On Mar 17, 2014, at 9:40 AM, koenig.yvan < email@hidden> wrote: SE return three infos in a single string : Macintosh HD - which is redundant but is not wrong -100 - which is identical to the Finder's id 2 - which means something but who knows what. If there is a true problem here, it's certainly not the difference between id from Finder's point of view and id from System Events' one, it's just what is the meaning of the third component.
The first component is, obviously enough, the name of the item. The second component is the ioVRefNum (volume reference number) of the disk volume containing the item. The third component is the inode number of the item.
Note that inode numbers are volume-relative. The inode number is not unique unless the volume is also specified.
The inode number of the root of an HFS filesystem is always 2.
The ioVRefNum is assigned dynamically when the volume is mounted. If a volume is unmounted and remounted, it may get a different ioVRefNum. The boot volume gets assigned first, so it gets -100. It's never unmounted, so it keeps that number.

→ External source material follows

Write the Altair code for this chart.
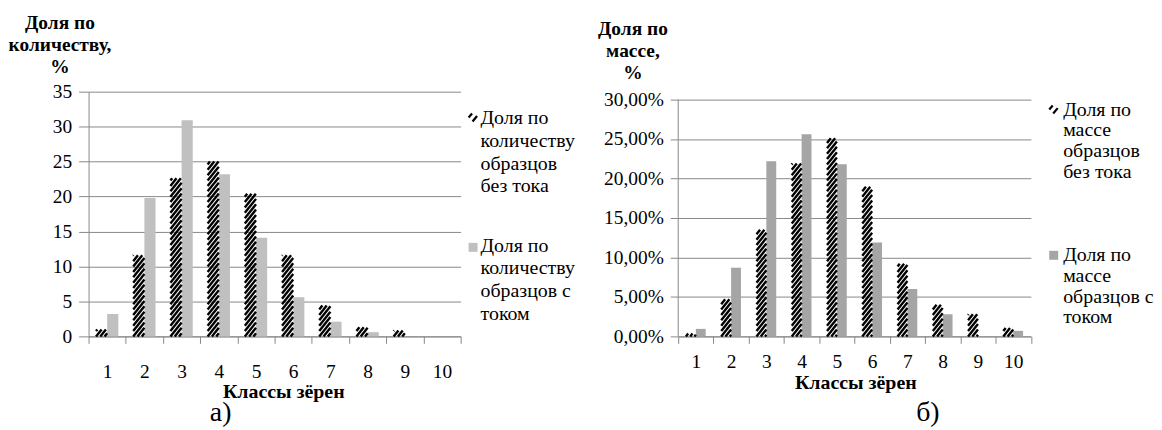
import math
import altair as alt
import pandas as pd

# ---------------- data ----------------
classes = [1, 2, 3, 4, 5, 6, 7, 8, 9, 10]
count_no_current = [1.0, 11.6, 22.6, 25.0, 20.4, 11.6, 4.4, 1.3, 0.85, 0.0]
count_current = [3.2, 19.8, 30.9, 23.2, 14.1, 5.6, 2.1, 0.6, 0.0, 0.0]
mass_no_current = [0.35, 4.7, 13.5, 21.9, 25.1, 18.95, 9.2, 4.0, 2.8, 1.05]
mass_current = [0.95, 8.7, 22.2, 25.6, 21.8, 11.9, 6.0, 2.8, 0.0, 0.7]

left_y_ticks = [0, 5, 10, 15, 20, 25, 30, 35]
right_y_ticks = [0, 5, 10, 15, 20, 25, 30]
x_boundaries = [0.5, 1.5, 2.5, 3.5, 4.5, 5.5, 6.5, 7.5, 8.5, 9.5, 10.5]

x_title = "Классы зёрен"
left_y_title = ["Доля по", "количеству,", "%"]
right_y_title = ["Доля по", "массе,", "%"]
left_legend = ["Доля по\nколичеству\nобразцов\nбез тока", "Доля по\nколичеству\nобразцов с\nтоком"]
right_legend = ["Доля по\nмассе\nобразцов\nбез тока", "Доля по\nмассе\nобразцов с\nтоком"]
left_caption = "а)"
right_caption = "б)"

FONT = "Liberation Serif"
GRID = "#888888"
H = 246


def stripes(vals, bw, kx, ky, period=5.4, slope=1.25):
    rows = []
    wpx = bw * kx
    for c, v in zip(classes, vals):
        hpx = v * ky
        if hpx <= 0:
            continue
        n = math.floor(-slope * wpx / period)
        while n * period <= hpx:
            h = n * period
            xs = max(0.0, -h / slope)
            xe = min(wpx, (hpx - h) / slope)
            if xe > xs + 0.4:
                rows.append({"x": c - bw + xs / kx, "y": (h + slope * xs) / ky,
                             "x2": c - bw + xe / kx, "y2": (h + slope * xe) / ky})
            n += 1
    return pd.DataFrame(rows)


def text_layer(text, x, y, size, align="left", lh=None, baseline="alphabetic"):
    kw = dict(font=FONT, fontSize=size, align=align, baseline=baseline,
              lineBreak="\n", color="black")
    if lh:
        kw["lineHeight"] = lh
    return alt.Chart(pd.DataFrame({"t": [text]})).mark_text(**kw).encode(
        x=alt.value(x), y=alt.value(y), text="t:N")


def panel(no_cur, cur, W, ymax, yticks, yfmt, gray, bw, tick_y, label_pad_x,
          title_x, title_y, ytitle, ytitle_x, ytitle_y, legend, leg_x, leg_y, leg_lh,
          mark_x, hatch_y, sq_y, caption, cap_x, axis_domain):
    kx = W / 10.0
    ky = H / ymax
    xscale = alt.Scale(domain=[0.5, 10.5], nice=False, zero=False)
    yscale = alt.Scale(domain=[0, ymax], nice=False)
    xaxis = alt.Axis(values=x_boundaries, title=x_title, grid=False, tickSize=7,
                     labelExpr="datum.value < 10 ? format(datum.value + 0.5, 'd') : ''",
                     labelOffset=kx / 2, labelFlush=False, labelOverlap=False,
                     labelBaseline="middle", labelPadding=label_pad_x,
                     titleX=title_x, titleY=title_y, titleAlign="center",
                     titleBaseline="alphabetic")
    yaxis = alt.Axis(values=yticks, title=ytitle, grid=True, tickSize=tick_y,
                     labelPadding=7, labelExpr=yfmt, domain=axis_domain,
                     labelOverlap=False, labelFlush=False,
                     titleAngle=0, titleAlign="center", titleBaseline="alphabetic",
                     titleX=ytitle_x, titleY=ytitle_y, titleLineHeight=22,
                     titleFontSize=19.5)

    gdf = pd.DataFrame({"x0": classes, "x1": [c + bw for c in classes], "v": cur})
    gdf["z"] = 0.0
    bars = alt.Chart(gdf).mark_rect(color=gray).encode(
        x=alt.X("x0:Q", scale=xscale, axis=xaxis), x2="x1:Q",
        y=alt.Y("z:Q", scale=yscale, axis=yaxis), y2="v:Q")

    sdf = stripes(no_cur, bw, kx, ky)
    hatch = alt.Chart(sdf).mark_rule(color="black", strokeWidth=2.4, strokeCap="butt").encode(
        x=alt.X("x:Q", scale=xscale, axis=xaxis), x2="x2:Q",
        y=alt.Y("y:Q", scale=yscale, axis=yaxis), y2="y2:Q")

    layers = [bars, hatch]
    if not axis_domain:
        ddf = pd.DataFrame({"x": [0.5], "y": [0.0], "y2": [float(yticks[-1])]})
        layers.append(alt.Chart(ddf).mark_rule(color=GRID, strokeWidth=1).encode(
            x=alt.X("x:Q", scale=xscale, axis=xaxis),
            y=alt.Y("y:Q", scale=yscale, axis=yaxis), y2="y2:Q"))

    one = pd.DataFrame({"a": [0]})
    # legend markers
    layers.append(alt.Chart(one).mark_rule(color="black", strokeWidth=2.2).encode(
        x=alt.value(mark_x), x2=alt.value(mark_x + 3.5),
        y=alt.value(hatch_y + 4), y2=alt.value(hatch_y)))
    layers.append(alt.Chart(one).mark_rule(color="black", strokeWidth=2.2).encode(
        x=alt.value(mark_x + 4), x2=alt.value(mark_x + 8.5),
        y=alt.value(hatch_y + 8), y2=alt.value(hatch_y + 2.5)))
    layers.append(alt.Chart(one).mark_rect(color=gray).encode(
        x=alt.value(mark_x), x2=alt.value(mark_x + 9),
        y=alt.value(sq_y), y2=alt.value(sq_y + 9)))
    layers.append(text_layer(legend[0], leg_x, leg_y[0], 20, lh=leg_lh))
    layers.append(text_layer(legend[1], leg_x, leg_y[1], 20, lh=leg_lh))
    layers.append(text_layer(caption, cap_x, 323, 28, align="center", baseline="middle"))
    return alt.layer(*layers).properties(width=W, height=H)


left = panel(count_no_current, count_current, 374, 35, left_y_ticks,
             "format(datum.value, 'd')", "#c0c0c0", 0.3, 10, 28,
             195.7, 61.3, left_y_title, -29.3, -63, left_legend, 394, [33, 161], 22.7,
             382, 22, 152, left_caption, 132.7, True)

right = panel(mass_no_current, mass_current, 354.5, 31, right_y_ticks,
              "replace(format(datum.value, '.2f'), '.', ',') + '%'", "#a5a5a5", 0.28, 8, 18.5,
              178, 52.3, right_y_title, -46, -57.7, right_legend, 387, [24, 170], 21,
              373, 14, 160, right_caption, 251, False)

chart = alt.hconcat(left, right, spacing=218.7, bounds="flush").properties(
    padding={"left": 0, "top": 4, "right": 0, "bottom": 0}
).configure_view(stroke=None).configure_axis(
    labelFont=FONT, labelFontSize=19.5, labelColor="black",
    titleFont=FONT, titleFontSize=20, titleFontWeight="bold", titleColor="black",
    domainColor=GRID, tickColor=GRID, gridColor=GRID,
    domainWidth=1, tickWidth=1, gridWidth=1)

chart.save("out.html", embed_options={"renderer": "svg", "actions": False})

Finder returns only the ioVRefNum, because that's sufficient to identify a (currently mounted) volume. It doesn't need to return more, because Finder will not return an id for a file or folder.
System Events returns more info, so it can return unambiguous ids for files and folders, not just disk volumes.
/bin/ls with the -l and -i flags will reveal the inode number. You can verify for yourself that this agrees with the number returned by SE.